Ukraine is set to receive $50 billion in loans, backed by frozen Russian assets, from its Group of Seven (G7) allies, according to an announcement by the White House on Wednesday. The distribution of these funds is expected to start by the end of the year. Of the total amount, $20 billion will come from the United States, according to American officials.
Earlier this year, leaders of the world’s major democracies agreed to structure this substantial loan to aid Ukraine in its fight for survival following Russia’s invasion. The loan will be secured by profits generated from Russia’s frozen central bank assets.

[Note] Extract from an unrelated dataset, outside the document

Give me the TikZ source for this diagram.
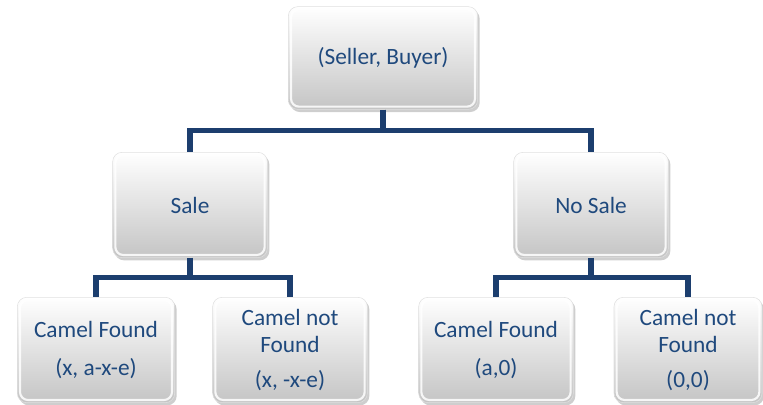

President Joe Biden expressed that Ukraine would now receive the necessary assistance without burdening taxpayers, stating that the loans will help Ukraine in both defending and rebuilding its nation. He also emphasized that this move ensures that the perpetrators of such aggression will face consequences for the destruction they cause.
During a ceremony in Washington on Wednesday, Treasury Secretary Janet Yellen and Ukraine’s finance minister, Sergii Marchenko, formalized the agreement, ensuring that the U.S. loan will be financed through proceeds from immobilized Russian sovereign assets rather than through American taxpayers.
Yellen highlighted that allowing Ukraine to fall would embolden Russian President Vladimir Putin and put the security of NATO allies in Europe at risk, which the U.S. is bound by treaty to protect.
The remaining $30 billion of the loan will come from the European Union, the United Kingdom, Canada, Japan, and other countries.
The Biden administration plans to divide the $20 billion U.S. contribution between supporting Ukraine’s economy and military efforts. Military aid will require approval from Congress, and Defense Secretary Lloyd Austin acknowledged that it could take weeks or even months for promised weapons and equipment to reach Ukraine.
Initially, the idea of using Russia’s frozen assets to support Ukraine faced opposition from European officials who were concerned about legal and financial risks. However, after more than a year of negotiations, and following Biden’s signing of legislation in April to seize approximately $5 billion in Russian state assets held in the U.S., the plan gained traction.
In June, the G7 announced that most of the loan would be backed by profits generated from about $260 billion in frozen Russian assets, most of which are held in EU countries.
The U.S. and its allies froze Russian central bank assets accessible to them immediately following Moscow’s invasion of Ukraine in 2022.
Questions have been raised about the timing of the loan’s release, which comes just two weeks before the U.S. presidential election between Republican Donald Trump and Democrat Kamala Harris, who hold opposing views on the Russian threat.
Defense Secretary Lloyd Austin dismissed concerns that any new administration might reverse the Biden administration’s military aid to Ukraine. He expressed confidence that the assistance would continue as planned, adding that it would be delivered according to the established timeline.
Austin also reiterated that the Biden administration remains opposed to giving Ukraine the authority to use U.S.-provided ATACMS missiles for attacks deep inside Russia. However, the latest $800 million aid package will support Ukraine in developing drones with greater range than the ATACMS, which can strike up to 300 kilometers (185 miles).
A February report by the World Bank estimated that Ukraine will need $486 billion over the next decade for reconstruction and recovery efforts.